In the past marketeers had to go through a very convoluted process to understand whether a campaign had been successful or not, but in the digital world everything is trackable and measurable.

Reviewing analytics data is really important when redesigning an existing website. Rather than taking an uninformed view of what content is being read by users, you can actually find out using your analytics data and make informed decisions based on this insight.

Google Analytics (GA)

Google provides a robust industry standard analytics platform that is improving all the time. It can be installed on a website in several different ways. The first is by adding a UA tag to each page on the site, and any further tracking tags to buttons and links to track clicks. Google Tag Manager (GTM) allows non-technical users to add tracking codes across a site, without the need for technical assistance. (Note: Google Tag Manager needs to be installed on the site first in this case. There are also situations where a code update can stop tracking working, so care needs to be taken with this approach.)

A standard out of the box GA implementation will provide a wealth of information that can be explored and combined to gain valuable insight. It is worth noting that users are only tracked visiting your site after GA has been implemented. Real-time tracking is a quick way to check tracking is working.

Events and Goals

An analytics implementation can then be extended to allow the measurement of specific events such as clicks on banners, or most usefully website goals. A ‘goal’ maybe an apply button or a register button. This is also known as a website conversion. Reports can be made much more interesting as they can focus on what behaviour or inbound traffic led to these goals. You can also setup page funnels to a goal. This is where you can track the sequence of pages a user visits before a reaching the goal. This can be really useful for understanding where users are dropping off your site and gives you insight into how your users are moving around your website to reach the goal.

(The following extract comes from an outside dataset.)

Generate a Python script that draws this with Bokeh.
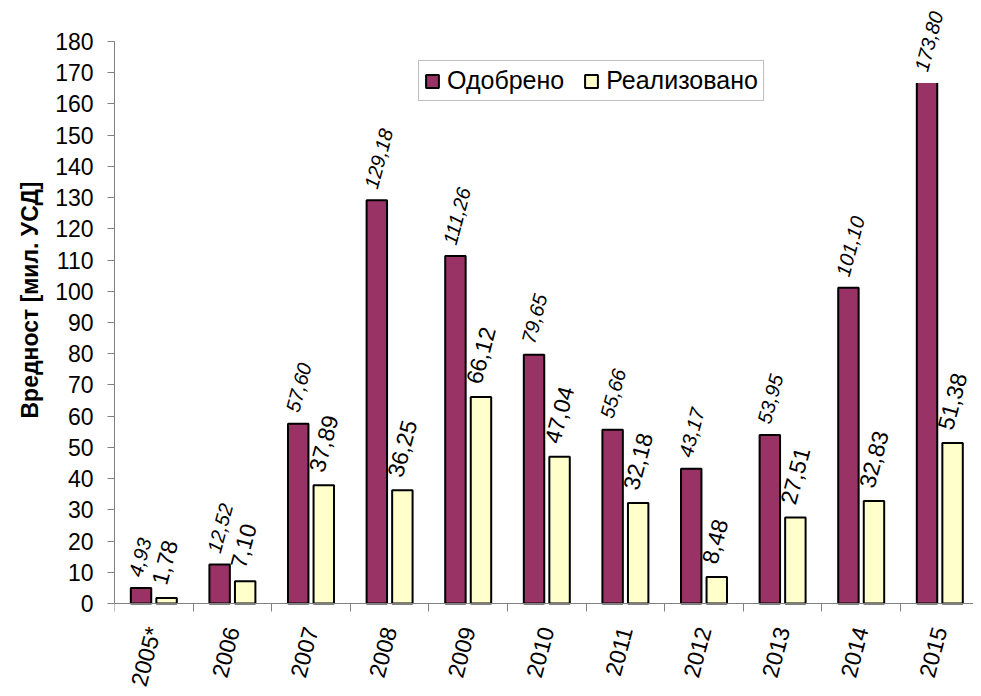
import numpy as np
from bokeh.plotting import figure
from bokeh.models import ColumnDataSource, Range1d, FixedTicker, LabelSet, Title
from bokeh.transform import dodge
from bokeh.core.properties import value
from bokeh.embed import file_html
from bokeh.resources import INLINE

years = ["2005*", "2006", "2007", "2008", "2009", "2010", "2011", "2012", "2013", "2014", "2015"]
odobreno = [4.93, 12.52, 57.60, 129.18, 111.26, 79.65, 55.66, 43.17, 53.95, 101.10, 173.80]
realizovano = [1.78, 7.10, 37.89, 36.25, 66.12, 47.04, 32.18, 8.48, 27.51, 32.83, 51.38]
y_ticks = list(range(0, 181, 10))
y_axis_max = 180
y_title = "Вредност [мил. УСД]"

FONT = "Liberation Sans"
C_OD = "#993366"
C_RE = "#FFFFCC"

n = len(years)
xc = np.arange(n) + 0.5
fmt = lambda v: f"{v:.2f}".replace(".", ",")

W, H = 973, 688
LEFT, TOP = 114, 8
PX_PER_UNIT = 562.0 / y_axis_max      # 180 at 41px, 0 at 603px
PX_PER_CAT = 78.6
y_view_top = (603 - TOP) / PX_PER_UNIT
y_view_bottom = -(H - 603) / PX_PER_UNIT

# label anchor kept inside the chart area (as the original does)
label_cap = 166.7

src = ColumnDataSource(dict(
    x=xc,
    od=odobreno,
    re=realizovano,
    od_lab=[fmt(v) for v in odobreno],
    re_lab=[fmt(v) for v in realizovano],
    od_ly=np.minimum(odobreno, label_cap),
    re_ly=realizovano,
))

p = figure(width=W, height=H, output_backend="svg", toolbar_location=None,
           x_range=Range1d(0, (W - LEFT) / PX_PER_CAT),
           y_range=Range1d(y_view_bottom, y_view_top),
           min_border_left=LEFT, min_border_right=0, min_border_top=TOP, min_border_bottom=0)
p.outline_line_color = None
p.xgrid.visible = False
p.ygrid.visible = False
p.background_fill_color = "white"

off = 0.1625
bw = 0.26
p.vbar(x=dodge("x", -off, range=p.x_range), top="od", bottom=0, width=bw, source=src,
       fill_color=C_OD, line_color="black", line_width=2, legend_label="Одобрено")
p.vbar(x=dodge("x", off, range=p.x_range), top="re", bottom=0, width=bw, source=src,
       fill_color=C_RE, line_color="black", line_width=2, legend_label="Реализовано")

# white box behind a label that had to be pulled inside the chart area
clipped = [i for i, v in enumerate(odobreno) if v > label_cap]
cover = ColumnDataSource(dict(
    left=[xc[i] - off - 0.23 for i in clipped],
    right=[xc[i] - off + 0.39 for i in clipped],
    bottom=[label_cap for i in clipped],
    top=[y_view_top for i in clipped],
))
p.quad(left="left", right="right", bottom="bottom", top="top", source=cover,
       fill_color="white", line_color=None)

ang = np.deg2rad(75)
lab_od = LabelSet(x=dodge("x", -off, range=p.x_range), y="od_ly", text="od_lab", source=src,
                  angle=ang, text_align="left", text_baseline="middle",
                  x_offset=-6, y_offset=12,
                  text_font=value(FONT), text_font_size="20px", text_font_style="italic",
                  text_color="black")
lab_re = LabelSet(x=dodge("x", off, range=p.x_range), y="re_ly", text="re_lab", source=src,
                  angle=ang, text_align="left", text_baseline="middle",
                  x_offset=-8, y_offset=14,
                  text_font=value(FONT), text_font_size="23px",
                  text_color="black")
p.add_layout(lab_od)
p.add_layout(lab_re)

# x axis at value 0: labels at category centres, tick marks at category boundaries
xa = p.xaxis[0]
xa.fixed_location = 0
xa.ticker = FixedTicker(ticks=list(xc), minor_ticks=list(range(n + 1)))
xa.major_label_overrides = {float(v): y for v, y in zip(xc, years)}
xa.major_tick_line_color = None
xa.major_tick_out = 0
xa.major_tick_in = 0
xa.minor_tick_out = 8
xa.minor_tick_in = 0
xa.minor_tick_line_color = "#808080"
xa.axis_line_color = "#808080"
xa.major_label_orientation = ang
xa.major_label_standoff = 16
xa.major_label_text_font = FONT
xa.major_label_text_font_size = "23px"
xa.major_label_text_color = "black"

# y axis
ya = p.yaxis[0]
ya.ticker = FixedTicker(ticks=y_ticks)
ya.bounds = (0, y_axis_max)
ya.minor_tick_line_color = None
ya.major_tick_out = 7
ya.major_tick_in = 0
ya.major_tick_line_color = "#808080"
ya.axis_line_color = "#808080"
ya.major_label_standoff = 14
ya.major_label_text_font = FONT
ya.major_label_text_font_size = "23px"
ya.major_label_text_color = "black"

yt = Title(text=y_title, text_font=FONT, text_font_size="23px", text_font_style="bold",
           text_color="black", align="left", offset=270, standoff=20)
p.add_layout(yt, "left")

lg = p.legend[0]
lg.orientation = "horizontal"
lg.location = (304, 587)
lg.label_text_font = FONT
lg.label_text_font_size = "25px"
lg.label_text_color = "black"
lg.glyph_width = 16
lg.glyph_height = 16
lg.label_standoff = 7
lg.spacing = 19
lg.padding = 5
lg.margin = 0
lg.border_line_color = "#808080"
lg.border_line_width = 1
lg.background_fill_color = "white"
lg.background_fill_alpha = 1.0

open("out.html", "w").write(file_html(p, INLINE))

Inbound campaigns can be tagged with parameters on the website URL so that Google can track these as specific referrals. This is a really simple exercise to get into the habit of doing and means that you can see which campaigns are working better than others.

Getting clever with event tracking tags can enable a test and learn culture. Banners and content can be tracked and changed to see what impacts they are having. Optimisations can be made to the site to improve conversion rates in a scientific manner.

Cross domain tracking (CDT)

This is useful when you have two websites that form part of a user journey to a conversion point. Out of the box, GA will not recognise a user as the same user, when they step from one website to another. However, with CDT setup you can analyse the complete end to end journey. This is specifically useful for careers website and application tracking systems (ATS), where ideally the goal is not the apply button on the careers website, but the submit application in the ATS system.

Dashboard Reporting

It is often useful to setup a dashboard report which provides you with the specific information you want to use to make decisions. The GA interface allows you to analyse data in every way possible, and it can be easy to get information overload, and hence not really get the insight you need.


A simple dashboard makes viewing the key indicators, be it visitors, events, referrals, best pages and conversion goals. Each of these may be segmented by other data such as demographic or technology.

This dashboard can then be easily viewed month on month to see seasonal trends or business growths or slumps.